There is also a loss of culture. A team that feels lost in admin chaos struggles to feel united in mission. But the highest cost here is time. Every task takes longer. Every decision takes more effort. Every process becomes heavier. And growth slows without anyone being able to point to a single root cause.
How centralising HR unlocks faster, cleaner, and easier scaling
A well-structured HR system changes your growth trajectory in ways you can feel almost immediately. When people know exactly where to go for holidays, contracts or performance feedback, they stop interrupting others and productivity shoots up. Everyone works from the same pipeline, sees the same candidate history and follows the same process. You stop losing momentum during busy periods, which is ideal.
Furthermore, new hires get a consistent experience that builds confidence from day one. They ramp up faster, contribute sooner and blend into the culture better. They know and understand the team that they are part of and they thrive under the organisation. With centralised data, managers can focus on coaching rather than chasing paperwork or updates. The shift from chaos to structure is what differentiates startups that scale smoothly from those that plateau.
Practical steps to eliminate HR silos before they slow you down
You don’t need to overhaul everything overnight. Instead, start with simple, high-impact steps. Look at where your HR data lives now. If it’s scattered across six places, that’s your first warning sign.
Prioritise the most broken processes, which are usually hiring, onboarding, performance management, absence tracking and document storage. Make sure people know where to go for answers instead of asking five different colleagues. Make processes clear and repeatable by writing them down. Share them, use templates and remove guesswork wherever possible.
The real cost of doing nothing: stalled growth, high turnover, and burnout
If HR silos go untouched, the impact just gets worse and worse. People leave because the organisation feels disorganised, managers burn out because admin piles up and mistakes increase because information gets lost. Then, the hiring slows because processes aren’t smooth, culture deteriorates because clarity disappears and growth stalls because the team can’t move in sync.
You can recover from a funding setback or a product delay. But recovering from internal dysfunction is far more expensive both financially and culturally.
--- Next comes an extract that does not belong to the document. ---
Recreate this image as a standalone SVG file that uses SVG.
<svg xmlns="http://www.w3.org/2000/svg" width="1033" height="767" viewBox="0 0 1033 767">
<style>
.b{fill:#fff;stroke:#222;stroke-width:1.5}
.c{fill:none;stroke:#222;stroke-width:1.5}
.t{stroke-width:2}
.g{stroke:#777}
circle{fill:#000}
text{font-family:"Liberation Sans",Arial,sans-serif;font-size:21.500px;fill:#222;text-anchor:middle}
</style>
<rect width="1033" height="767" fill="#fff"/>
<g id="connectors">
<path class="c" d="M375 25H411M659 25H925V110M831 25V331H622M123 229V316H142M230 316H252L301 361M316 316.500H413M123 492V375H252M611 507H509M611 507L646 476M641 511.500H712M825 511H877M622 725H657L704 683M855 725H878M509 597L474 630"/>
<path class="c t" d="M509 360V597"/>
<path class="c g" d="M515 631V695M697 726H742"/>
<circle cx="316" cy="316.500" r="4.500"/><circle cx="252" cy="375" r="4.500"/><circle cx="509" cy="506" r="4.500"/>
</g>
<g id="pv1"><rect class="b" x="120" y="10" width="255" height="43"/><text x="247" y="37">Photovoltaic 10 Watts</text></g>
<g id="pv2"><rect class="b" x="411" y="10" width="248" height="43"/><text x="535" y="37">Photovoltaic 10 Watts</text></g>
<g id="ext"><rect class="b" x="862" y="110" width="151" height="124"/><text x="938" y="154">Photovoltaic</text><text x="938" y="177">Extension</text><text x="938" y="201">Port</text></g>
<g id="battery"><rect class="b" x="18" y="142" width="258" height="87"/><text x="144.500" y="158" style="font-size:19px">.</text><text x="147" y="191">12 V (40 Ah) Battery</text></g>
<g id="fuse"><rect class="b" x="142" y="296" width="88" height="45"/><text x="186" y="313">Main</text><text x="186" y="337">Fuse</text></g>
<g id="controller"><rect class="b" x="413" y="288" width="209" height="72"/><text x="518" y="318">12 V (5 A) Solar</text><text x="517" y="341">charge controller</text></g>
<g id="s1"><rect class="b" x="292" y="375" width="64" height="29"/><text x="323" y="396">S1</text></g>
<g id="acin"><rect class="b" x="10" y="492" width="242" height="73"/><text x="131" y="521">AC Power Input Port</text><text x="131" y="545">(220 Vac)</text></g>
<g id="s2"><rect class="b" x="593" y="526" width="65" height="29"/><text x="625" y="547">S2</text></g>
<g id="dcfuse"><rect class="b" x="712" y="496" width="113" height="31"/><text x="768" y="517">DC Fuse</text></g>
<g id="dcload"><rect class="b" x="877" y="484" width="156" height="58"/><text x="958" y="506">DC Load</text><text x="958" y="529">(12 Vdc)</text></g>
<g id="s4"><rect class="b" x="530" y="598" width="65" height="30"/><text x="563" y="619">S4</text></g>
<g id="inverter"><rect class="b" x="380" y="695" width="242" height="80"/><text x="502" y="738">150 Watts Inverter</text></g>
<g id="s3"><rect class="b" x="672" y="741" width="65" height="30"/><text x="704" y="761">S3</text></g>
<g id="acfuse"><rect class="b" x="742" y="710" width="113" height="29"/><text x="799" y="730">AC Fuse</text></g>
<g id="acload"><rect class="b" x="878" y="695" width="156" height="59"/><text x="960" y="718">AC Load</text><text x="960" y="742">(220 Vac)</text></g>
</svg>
If you can bring in some helpful tools to ensure that all of this does not happen, then you’re looking at a much lighter and effective strategy.
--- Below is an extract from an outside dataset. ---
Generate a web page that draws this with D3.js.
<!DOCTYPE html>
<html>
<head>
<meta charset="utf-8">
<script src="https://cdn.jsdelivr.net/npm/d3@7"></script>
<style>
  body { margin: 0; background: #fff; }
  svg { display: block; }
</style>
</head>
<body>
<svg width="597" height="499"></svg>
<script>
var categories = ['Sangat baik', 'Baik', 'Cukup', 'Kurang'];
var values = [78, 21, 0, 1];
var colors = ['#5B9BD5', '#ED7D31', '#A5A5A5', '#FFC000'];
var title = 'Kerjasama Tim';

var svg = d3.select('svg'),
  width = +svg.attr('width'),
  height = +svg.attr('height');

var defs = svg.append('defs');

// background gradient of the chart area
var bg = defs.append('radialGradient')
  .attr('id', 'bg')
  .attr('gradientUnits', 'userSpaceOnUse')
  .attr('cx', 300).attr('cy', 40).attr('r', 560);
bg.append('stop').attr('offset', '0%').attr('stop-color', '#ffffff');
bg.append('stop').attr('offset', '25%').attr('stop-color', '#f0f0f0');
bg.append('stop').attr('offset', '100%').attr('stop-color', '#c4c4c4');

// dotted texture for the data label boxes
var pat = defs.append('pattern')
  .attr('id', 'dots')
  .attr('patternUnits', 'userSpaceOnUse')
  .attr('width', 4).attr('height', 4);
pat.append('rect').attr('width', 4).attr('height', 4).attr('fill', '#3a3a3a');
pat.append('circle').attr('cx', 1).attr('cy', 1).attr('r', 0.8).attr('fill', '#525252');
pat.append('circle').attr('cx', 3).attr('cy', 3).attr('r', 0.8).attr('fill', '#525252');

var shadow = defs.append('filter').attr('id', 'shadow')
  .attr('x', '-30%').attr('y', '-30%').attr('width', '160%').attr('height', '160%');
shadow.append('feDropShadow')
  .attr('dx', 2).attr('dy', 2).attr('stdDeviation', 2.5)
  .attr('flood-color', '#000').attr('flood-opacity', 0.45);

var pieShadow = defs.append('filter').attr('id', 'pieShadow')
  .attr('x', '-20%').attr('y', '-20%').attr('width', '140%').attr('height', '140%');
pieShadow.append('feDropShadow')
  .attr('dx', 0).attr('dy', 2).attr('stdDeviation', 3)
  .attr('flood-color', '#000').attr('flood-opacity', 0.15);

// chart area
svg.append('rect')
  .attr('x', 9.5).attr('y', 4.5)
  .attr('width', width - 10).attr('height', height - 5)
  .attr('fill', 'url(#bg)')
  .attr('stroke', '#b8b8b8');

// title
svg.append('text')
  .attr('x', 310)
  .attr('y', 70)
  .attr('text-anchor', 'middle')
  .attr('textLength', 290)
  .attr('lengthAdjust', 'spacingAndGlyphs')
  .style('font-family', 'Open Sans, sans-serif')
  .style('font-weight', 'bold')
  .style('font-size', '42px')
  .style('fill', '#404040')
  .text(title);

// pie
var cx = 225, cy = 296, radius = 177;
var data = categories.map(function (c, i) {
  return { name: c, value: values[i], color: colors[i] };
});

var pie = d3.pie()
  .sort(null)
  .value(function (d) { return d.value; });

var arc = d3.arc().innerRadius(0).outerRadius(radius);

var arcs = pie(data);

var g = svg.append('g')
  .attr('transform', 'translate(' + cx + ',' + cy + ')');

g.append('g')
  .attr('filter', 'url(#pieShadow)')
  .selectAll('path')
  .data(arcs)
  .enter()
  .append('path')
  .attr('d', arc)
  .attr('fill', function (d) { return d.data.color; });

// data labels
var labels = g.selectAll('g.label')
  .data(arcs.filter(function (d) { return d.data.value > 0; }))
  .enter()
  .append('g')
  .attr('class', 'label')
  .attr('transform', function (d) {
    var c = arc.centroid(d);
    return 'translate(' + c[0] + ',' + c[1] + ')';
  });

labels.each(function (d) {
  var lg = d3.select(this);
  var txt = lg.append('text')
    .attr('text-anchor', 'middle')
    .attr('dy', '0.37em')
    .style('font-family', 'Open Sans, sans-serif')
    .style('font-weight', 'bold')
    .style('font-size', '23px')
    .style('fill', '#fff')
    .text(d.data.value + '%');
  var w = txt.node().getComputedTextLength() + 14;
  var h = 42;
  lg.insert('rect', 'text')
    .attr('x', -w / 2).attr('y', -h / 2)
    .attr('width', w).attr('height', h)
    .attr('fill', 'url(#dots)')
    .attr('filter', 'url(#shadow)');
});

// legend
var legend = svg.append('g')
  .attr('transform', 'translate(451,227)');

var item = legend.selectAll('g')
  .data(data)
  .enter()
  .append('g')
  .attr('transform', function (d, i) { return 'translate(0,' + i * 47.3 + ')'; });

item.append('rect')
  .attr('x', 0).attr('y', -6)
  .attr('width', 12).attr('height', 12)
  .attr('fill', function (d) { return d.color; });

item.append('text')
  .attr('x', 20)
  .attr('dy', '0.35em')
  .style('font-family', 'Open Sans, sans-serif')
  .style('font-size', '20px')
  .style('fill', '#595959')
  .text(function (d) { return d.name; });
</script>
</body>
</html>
Scaling is a team sport, not a toolset
At its core, removing HR silos is about giving your team the structure and clarity they need to do their best work. Tools matter but only because they support human collaboration. Systems matter because they free people from friction. When your HR processes run smoothly, your team works better together. When your team works better together, you get to grow more organically and naturally.
And when you bring everything under one platform, you eliminate the hidden drag that slows so many startups before they even realise the problem exists. This is something that you must be aware of. However, it must be said that training is key. You can bring in as good a platform as you like but you must ensure that you have the right tools and time to train your people. If you do this, then you are setting yourself up for as much success as possible.